Kumble's appointment last year was a high-profile one. India's leading wicket-taker and third in the world, Kumble was appointed as head coach to help out the Indian spinners, Ganguly revealed.
"India's strength is spin. So we thought he would be able to help our spinners. We thought Anil would handle it properly, having played at the top level for so many years and becoming successful."
After stepping down as India coach, Kumble has said the BCCI had told him that the captain had reservations with his style and termed his partnership with Kohli "untenable".
Ganguly, who had earlier said the situation should have been handled better, said it's normal to have differences.

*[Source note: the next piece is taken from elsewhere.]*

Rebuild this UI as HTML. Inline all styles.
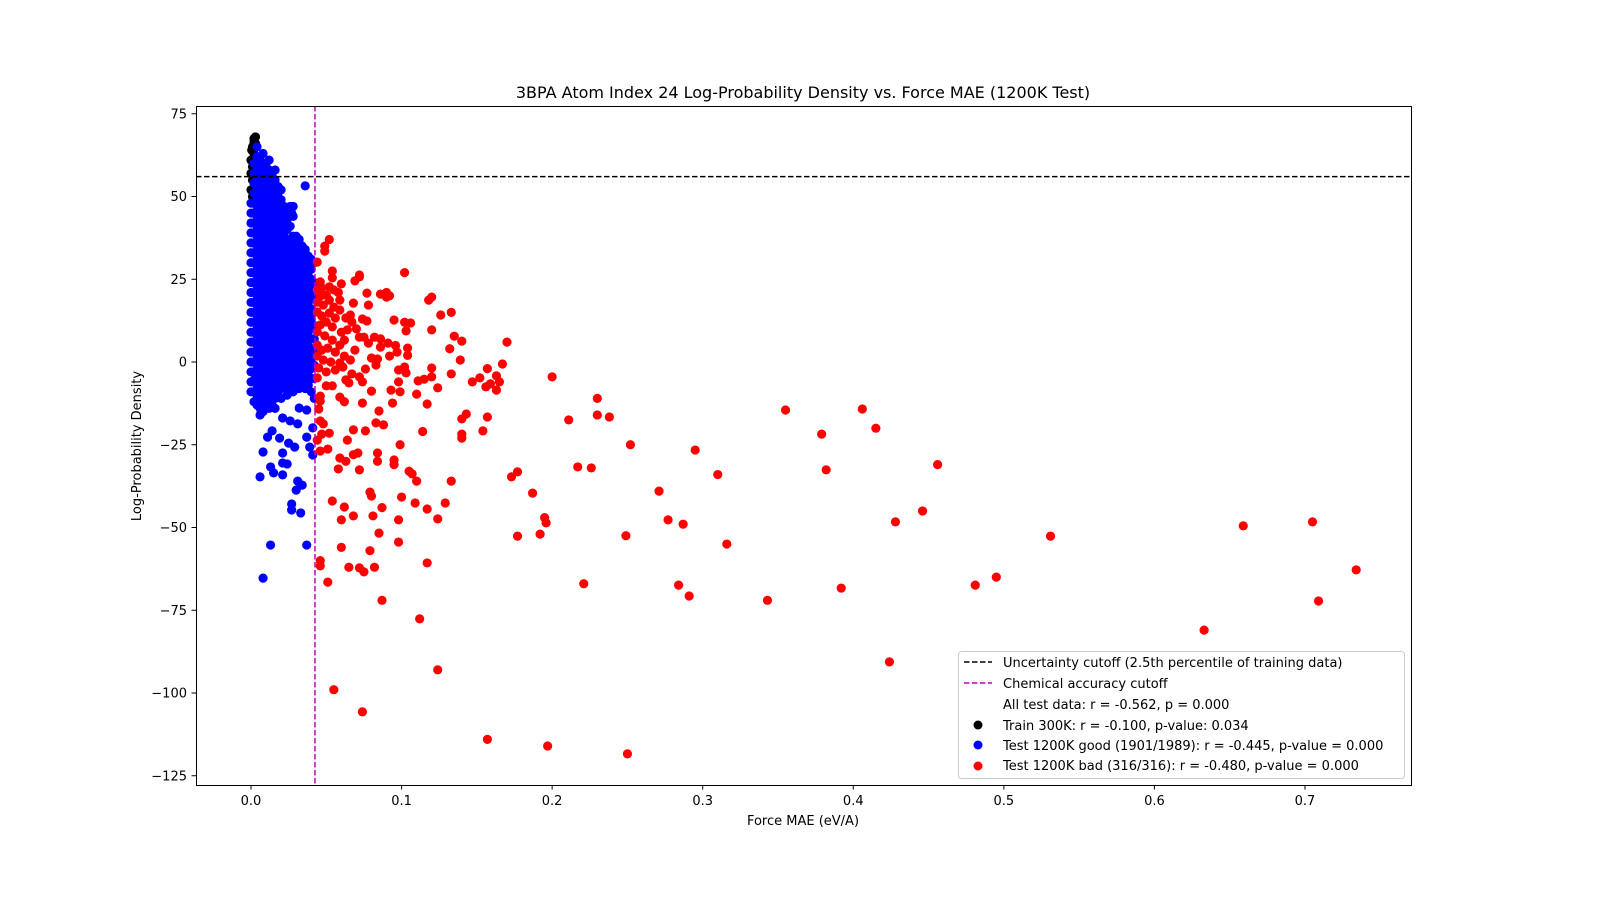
<!DOCTYPE html>
<html><head><meta charset="utf-8"><style>
body{margin:0;background:#fff;}
svg{display:block;font-family:"DejaVu Sans","Liberation Sans",sans-serif;}
</style></head><body>
<svg id="chart" width="1600" height="900" xmlns="http://www.w3.org/2000/svg">
<rect width="1600" height="900" fill="#fff"/>
<text x="803" y="98" text-anchor="middle" font-size="16">3BPA Atom Index 24 Log-Probability Density vs. Force MAE (1200K Test)</text>
<text x="803" y="825" text-anchor="middle" font-size="13">Force MAE (eV/A)</text>
<text x="141" y="446" text-anchor="middle" font-size="13" transform="rotate(-90 141 446)">Log-Probability Density</text>
<g id="ticks"></g>
<g id="marks" clip-path="url(#clip)"></g>
<defs><clipPath id="clip"><rect x="196" y="106" width="1215" height="679"/></clipPath></defs>
<rect x="196.5" y="106.5" width="1215" height="679" fill="none" stroke="#000" stroke-width="1"/>
<g id="legend">
<rect x="958.5" y="651.5" width="446" height="127" rx="3" fill="#fff" fill-opacity="0.85" stroke="#ccc"/>
<line x1="964" y1="662" x2="992" y2="662" stroke="#000" stroke-width="1.5" stroke-dasharray="5.5,2.5"/>
<text x="1003" y="667" font-size="13">Uncertainty cutoff (2.5th percentile of training data)</text>
<line x1="964" y1="683" x2="992" y2="683" stroke="#bf00bf" stroke-width="1.5" stroke-dasharray="5.5,2.5"/>
<text x="1003" y="688" font-size="13">Chemical accuracy cutoff</text>
<text x="1003" y="709" font-size="13">All test data: r = -0.562, p = 0.000</text>
<circle cx="978" cy="725" r="4.5" fill="#000"/>
<text x="1003" y="730" font-size="13">Train 300K: r = -0.100, p-value: 0.034</text>
<circle cx="978" cy="745" r="4.5" fill="#0000ff"/>
<text x="1003" y="750" font-size="13">Test 1200K good (1901/1989): r = -0.445, p-value = 0.000</text>
<circle cx="978" cy="766" r="4.5" fill="#ff0000"/>
<text x="1003" y="770" font-size="13">Test 1200K bad (316/316): r = -0.480, p-value = 0.000</text>
</g>
</svg>
<script>
const xTicks = [0.0,0.1,0.2,0.3,0.4,0.5,0.6,0.7];
const xTickLabels = ["0.0","0.1","0.2","0.3","0.4","0.5","0.6","0.7"];
const yTicks = [75,50,25,0,-25,-50,-75,-100,-125];
const yTickLabels = ["75","50","25","0","\u221225","\u221250","\u221275","\u2212100","\u2212125"];
const uncertaintyCutoff = 56;
const chemCutoff = 0.0425;
const trainX = [0.002,0.003,0.001,0.002,0.0,0.001,0.0,0.001,0.0,0.001,0.003,0.002,0.0005];
const trainY = [67.5,68,65,63,61,59,57,55,52,50,66,66.5,64];
const goodColX = [0.0,0.004,0.008,0.012,0.016,0.020,0.024,0.028,0.032,0.036,0.040,0.042];
const goodColY = [
 [48,45,42,39,36,33,30,27,24,21,18,15,12,9,6,3,0,-3,-6,-9],
 [65,62,59,56,53,50,47,44,41,38,35,32,29,26,23,20,17,14,11,8,5,2,-1,-4,-7,-10,-13],
 [63,60,57,54,51,48,45,42,39,36,33,30,27,24,21,18,15,12,9,6,3,0,-3,-6,-9,-12,-15],
 [61,58,55,52,49,46,43,40,37,34,31,28,25,22,19,16,13,10,7,4,1,-2,-5,-8,-11,-14],
 [58,55,52,49,46,43,40,37,34,31,28,25,22,19,16,13,10,7,4,1,-2,-5,-8,-11,-14],
 [52,49,46,43,40,37,34,31,28,25,22,19,16,13,10,7,4,1,-2,-5,-8,-11],
 [46,43,40,37,34,31,28,25,22,19,16,13,10,7,4,1,-2,-5,-8,-10],
 [47,44,38,36,33,30,27,24,21,18,15,12,9,6,3,0,-3,-6,-9],
 [37,34,31,28,25,22,19,16,13,10,7,4,1,-2,-5,-8],
 [34,31,28,25,22,19,16,13,10,7,4,1,-2,-5,-8],
 [31,28,25,22,19,16,13,10,7,4,1,-2,-5,-9],
 [30,24,20,15,11,7,3,-1,-5,-11]
];
const goodColX2 = [0.002,0.006,0.010,0.014,0.018,0.022,0.026,0.030,0.034,0.038];
const goodColY2 = [
 [60,57,54,51,48,45,42,39,36,33,30,27,24,21,18,15,12,9,6,3,0,-3,-6,-9,-12],
 [61,58,55,52,49,46,43,40,37,34,31,28,25,22,19,16,13,10,7,4,1,-2,-5,-8,-11,-14],
 [59,56,53,50,47,44,41,38,35,32,29,26,23,20,17,14,11,8,5,2,-1,-4,-7,-10,-13],
 [56,53,50,47,44,41,38,35,32,29,26,23,20,17,14,11,8,5,2,-1,-4,-7,-10,-13],
 [53,50,47,44,41,38,35,32,29,26,23,20,17,14,11,8,5,2,-1,-4,-7,-10],
 [47,44,41,38,35,32,29,26,23,20,17,14,11,8,5,2,-1,-4,-7],
 [44,41,35,32,29,26,23,20,17,14,11,8,5,2,-1,-4,-7],
 [38,35,32,29,26,23,20,17,14,11,8,5,2,-1,-4,-7],
 [35,32,29,26,23,20,17,14,11,8,5,2,-1,-4,-7],
 [32,29,26,23,20,17,14,11,8,5,2,-1,-4,-7]
];
const goodOutX = [0.008,0.013,0.037,0.036,0.006,0.008,0.013,0.015,0.021,0.027,0.027,0.031,0.034,0.033,0.030,0.021,0.024,0.025,0.021,0.019,0.011,0.014,0.031,0.037,0.039,0.041,0.032,0.037,0.041,0.026,0.021,0.029,0.006,0.003,0.026,0.027];
const goodOutY = [-65.3,-55.3,-55.3,53.2,-34.7,-27.2,-31.7,-33.5,-34.1,-44.7,-42.9,-36,-37.2,-45.6,-38.7,-30.5,-30.8,-24.5,-27.5,-23,-22.7,-20.8,-18.7,-22.7,-25.7,-28.1,-13.9,-14.5,-19.9,-17.8,-16.9,-25.7,-16,-4.8,47,45];
const badX = [0.200,0.211,0.230,0.230,0.238,0.252,0.217,0.226,0.295,0.310,0.271,0.277,0.287,0.316,0.249,0.221,0.284,0.291,0.343,0.355,0.379,0.382,0.406,0.415,0.392,0.428,0.446,0.456,0.424,0.481,0.495,0.531,0.633,0.659,0.705,0.709,0.734,0.157,0.197,0.250,0.124,0.055,0.074,0.112,0.087,0.051,0.046,0.046,0.065,0.072,0.075,0.082,0.060,0.079,0.085,0.098,0.117,0.054,0.062,0.068,0.060,0.079,0.080,0.081,0.087,0.098,0.100,0.109,0.117,0.124,0.129,0.133,0.110,0.107,0.105,0.095,0.095,0.099,0.084,0.084,0.071,0.068,0.059,0.058,0.063,0.072,0.064,0.068,0.076,0.083,0.088,0.085,0.114,0.140,0.140,0.154,0.157,0.140,0.143,0.173,0.177,0.187,0.177,0.195,0.196,0.192,0.165,0.167,0.170,0.157,0.163,0.163,0.159,0.156,0.147,0.152,0.139,0.140,0.135,0.133,0.126,0.120,0.118,0.120,0.132,0.133,0.120,0.120,0.124,0.117,0.115,0.111,0.103,0.102,0.098,0.098,0.099,0.093,0.110,0.094,0.102,0.106,0.102,0.095,0.096,0.097,0.104,0.104,0.103,0.091,0.092,0.086,0.086,0.090,0.090,0.086,0.092,0.077,0.078,0.072,0.069,0.068,0.072,0.060,0.058,0.054,0.054,0.052,0.052,0.049,0.049,0.044,0.059,0.066,0.074,0.077,0.070,0.064,0.060,0.072,0.075,0.082,0.078,0.080,0.084,0.083,0.076,0.072,0.067,0.063,0.065,0.074,0.080,0.074,0.062,0.059,0.054,0.050,0.046,0.046,0.045,0.046,0.048,0.047,0.052,0.044,0.046,0.051,0.046,0.047,0.050,0.046,0.044,0.048,0.052,0.055,0.044,0.047,0.052,0.056,0.046,0.050,0.054,0.044,0.049,0.054,0.044,0.047,0.051,0.056,0.044,0.048,0.053,0.045,0.050,0.056,0.044,0.059,0.062,0.059,0.066,0.069,0.062,0.067,0.063,0.059,0.055,0.044,0.061];
const badY = [-4.5,-17.5,-16,-11,-16.6,-25,-31.7,-32,-26.6,-34,-39,-47.7,-49,-55,-52.5,-67,-67.4,-70.7,-72,-14.5,-21.8,-32.6,-14.2,-20,-68.3,-48.3,-45,-31,-90.6,-67.4,-65,-52.6,-81,-49.5,-48.3,-72.2,-62.8,-114,-116,-118.4,-93,-99,-105.7,-77.6,-72,-66.5,-60,-61.6,-62,-62.2,-63.4,-62,-56,-57,-51.7,-54.4,-60.7,-42,-43.8,-46.5,-47.7,-39.3,-40.5,-46.5,-44,-47.7,-40.8,-42.6,-44.4,-47.4,-42.6,-36,-36,-33.8,-33,-29.6,-31,-25,-27.5,-30,-27.5,-28,-29,-32.3,-30,-32.6,-23.6,-20.5,-20.8,-18.4,-19,-14.8,-21,-21.8,-23,-20.8,-16.6,-17.2,-15.7,-34.7,-33.2,-39.6,-52.6,-47,-48.6,-52,-6,-0.6,6,-2,-4.2,-8.5,-6.6,-7.5,-6,-4.8,0.6,6.3,7.8,15,14.2,19.6,18.7,9.7,4,-3.6,-1.8,-4.5,-7.8,-12.7,-5.2,-5.7,-3.3,-1.5,-2.4,-6,-9,-8.5,-9.7,-12.4,27,11.8,12,12.7,5,3,4.2,2,9.4,5.7,1.8,4.5,7,21,19.6,20.5,20,20.8,17.2,25.7,24.5,17.8,26.3,23.6,21,27.5,25.4,22.7,37,35,33.5,30.2,18.7,14.2,13,12.4,10,9.7,9,7.5,7.5,7.5,5.7,1.2,0.9,-0.9,-2.1,-4.5,-3.6,-5.4,-6.3,-6,-8.8,-12.4,-12,-10.6,-7.2,-7.2,-11.8,-10.3,-14.2,-17.8,-18.7,-21.8,-21.5,-23.6,-26.9,-26.3,24.2,22.4,20.2,19.9,18.1,17.2,18.7,16.6,15.1,13.9,14.8,13.3,11.2,12.1,10.6,9.1,7.9,6.6,5.1,3.6,4.2,3.0,1.8,0.6,0,-1.8,-3.0,-2.4,-4.8,5.1,1.8,-0.3,0.6,3.6,6.6,12.1,13.3,15.7,21.8,21.8,-1.5];

const NS = "http://www.w3.org/2000/svg";
const X0 = 251, XS = 1505.7, Y0 = 362, YS = 3.31;
function sx(v){ return X0 + v*XS; }
function sy(v){ return Y0 - v*YS; }
const ticks = document.getElementById('ticks');
const marks = document.getElementById('marks');
function mk(tag, attrs, parent){ const e=document.createElementNS(NS,tag); for(const k in attrs) e.setAttribute(k,attrs[k]); parent.appendChild(e); return e; }

xTicks.forEach((v,i)=>{
  const x=sx(v);
  const t=mk('line',{x1:x,x2:x,y1:785,y2:789.5,stroke:'#000'},ticks);
  
  
  const l=mk('text',{x:x,y:805,'text-anchor':'middle','font-size':13},ticks);
  l.textContent=xTickLabels[i];
  
  
});
yTicks.forEach((v,i)=>{
  const y=sy(v);
  const t=mk('line',{x1:191.5,x2:196,y1:y,y2:y,stroke:'#000'},ticks);
  
  
  const l=mk('text',{x:187,y:y+4.5,'text-anchor':'end','font-size':13},ticks);
  l.textContent=yTickLabels[i];
  
  
});
function dot(x,y,c,name){
  const d=mk('circle',{cx:sx(x),cy:sy(y),r:4.6,fill:c},marks);
  
  
}
trainX.forEach((x,i)=>dot(x,trainY[i],'#000','train-point'));
goodColX.forEach((x,i)=>goodColY[i].forEach(y=>dot(x,y,'#0000ff','good-point')));
goodColX2.forEach((x,i)=>goodColY2[i].forEach(y=>dot(x,y,'#0000ff','good-point')));
goodOutX.forEach((x,i)=>dot(x,goodOutY[i],'#0000ff','good-point'));
badX.forEach((x,i)=>dot(x,badY[i],'#ff0000','bad-point'));
const h=mk('line',{x1:196,x2:1411,y1:sy(uncertaintyCutoff),y2:sy(uncertaintyCutoff),stroke:'#000','stroke-width':1.5,'stroke-dasharray':'5.5,2.5'},marks);


const v=mk('line',{x1:sx(chemCutoff),x2:sx(chemCutoff),y1:106,y2:785,stroke:'#bf00bf','stroke-width':1.5,'stroke-dasharray':'5.5,2.5'},marks);


</script>
</body></html>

"This is normal in life when you are together somewhere there will be a difference of opinions. Even at work, you have differences. You just have to deal with it," he told 'ANM News'.
Ganguly said he has seen Virender Sehwag's CV for the job and it's not a two-liner as reported in the media.
"I've seen Sehwag's CV and it's not a two-liner one. He has a complete CV. But can you become the India coach by sending a CV?" he asked.
"Coach is made on the ground. And he is Sehwag, a known personality. Everyone knows him and his cricketing skills. He's not someone who has come from Midnapore district of West Bengal," he quipped.
"So I don't think it's an issue. We will sit, talk and finalise. Difficult to take a name at the moment."
The top names for the coach's position include Ravi Shastri, Sehwag, Tom Moody, Richard Pybus, Lalchand Rajput, Dodda Ganesh.
"Whoever is good will get the job, be it Shastri, Sehwag or someone else. We will take an opinion and decide."